Dear Judy,
I lost my longtime live-in friend a year ago, almost exactly. He had pancreatic cancer and that was that.
In the beginning, friends would call all the time, asking me over to their place or dropping in for a visit. I felt loved, even though I had lost the person I loved most in the world.
Then it sort of stopped. I mean people still call, and sometimes we go to a movie or a concert together, but it isn’t the same. They don’t really ask how I am. They don’t listen when I talk about my dead friend. They just sort of hang out and that’s it.
Am I expecting too much? One friend actually said I should just “get on with it and get a life.”
Andie
Dear Andie,
Yes, there seems to be a pretty rigid time frame for mourning in the minds of a lot of people who haven’t (yet) had to go through with that awful process — and a year is about it. You’ve clearly gone into overtime.

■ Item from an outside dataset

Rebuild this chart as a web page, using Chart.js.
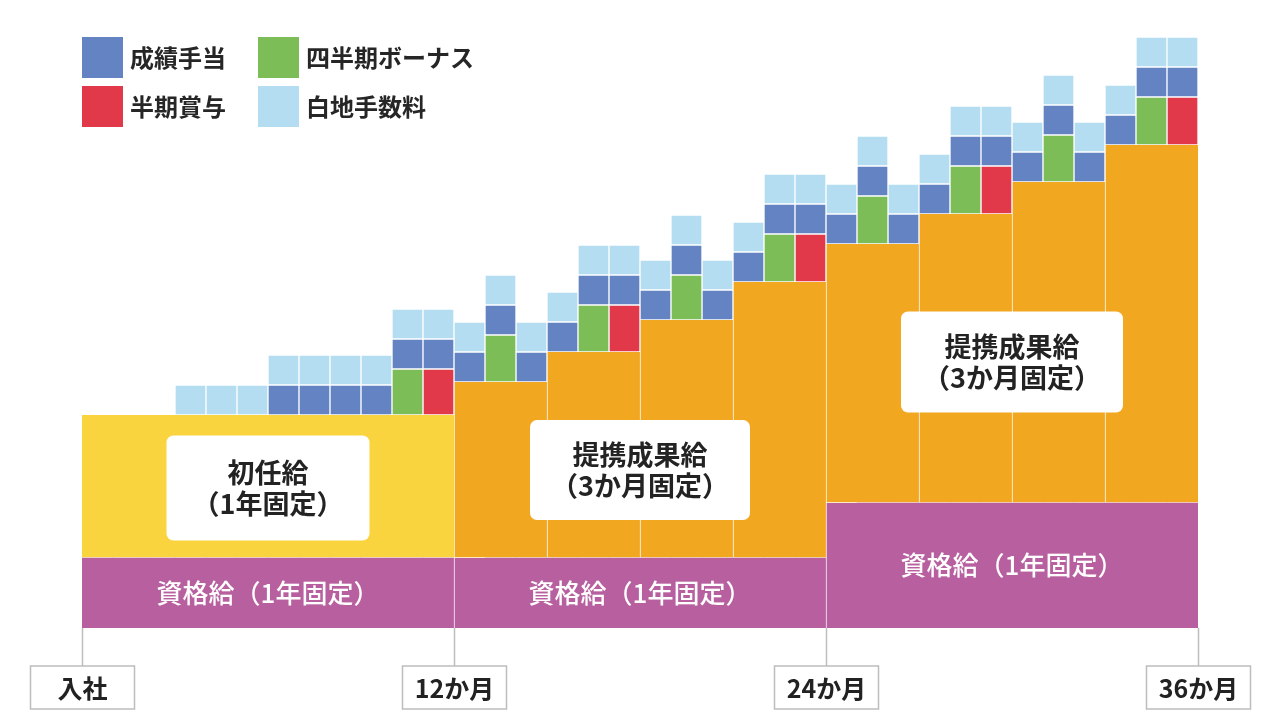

I’m not saying that you are wrong and everyone else is right. I’m just saying people, even good friends, are impatient. They get embarrassed by long-term grief, probably because after exhausting their resources (coming over, inviting you out) they don’t know what else to do for you.
So here’s what I’d suggest. Get yourself a kind therapist who will listen patiently to the grief you still have stored within you. Don’t bother friends who seem to be incapable at this date of dealing with your pain.
And by the way: the friend who told you to “get a life”? That one’s no friend at all.